Today is the birthday of English philosopher and playwright Catharine Trotter Cockburn (1679) (books by this author), born in London. Not much is known of her childhood, except that her father, a sea captain, died of the plague when Catharine was four, and the family struggled to get by. She was a precocious child and taught herself to read and write at an early age. Her first novel, Adventures of a Young Lady (1693), was published anonymously when she was 14. She also learned French and Latin, and was a moderately successful playwright; her first play, Agnes de Castro, was produced when she was just 16, and she wrote and staged four more in the next few years. When she wasn't writing plays, she was reading philosophy, mostly the work of John Locke. She published her first philosophical essay, The Defence of Mr. Lock's [sic] Essay of Human Understanding (1702), at the age of 23, and Locke was so impressed that he sent her money and books. She married clergyman Patrick Cockburn in 1708, and gave up writing until 1726. She went on to publish two more works of moral philosophy; these, along with her letters, were published as her collected works after her death in 1749.

On this date in 1896, gold was discovered in the Yukon Territory in Canada, sparking the Klondike Gold Rush.

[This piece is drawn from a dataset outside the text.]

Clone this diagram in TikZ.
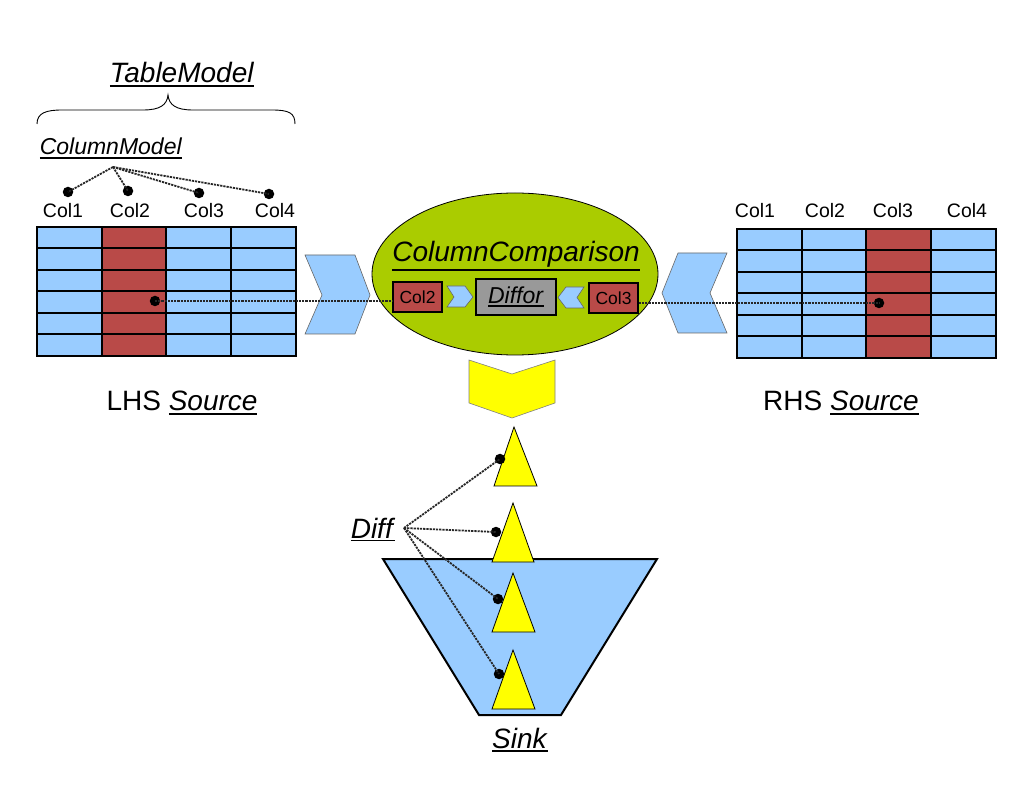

George Carmack, Skookum Jim Mason, and Tagish Charlie found the gold in Rabbit Creek, near Dawson. They christened the creek "Bonanza Creek," and word spread among the locals, who staked claims and were soon gathering up the plentiful ore.

The discovery of large amounts of gold didn't hit the Seattle and San Francisco newspapers for almost a year, but when it did, a hundred thousand people set off for the Yukon to make their fortunes. A few thousand did indeed strike it rich, but the rest made the arduous journey for nothing. There are famous photographs of the long lines of prospectors and their pack animals trekking through the snowy mountains, all of them heavy laden because the Mounties required everyone to bring a year's supply of provisions. But starvation was not uncommon, and one man reportedly boiled his own boot so he could drink the broth. His story inspired the famous boot-eating scene in Charlie Chaplin's silent feature The Gold Rush (1925).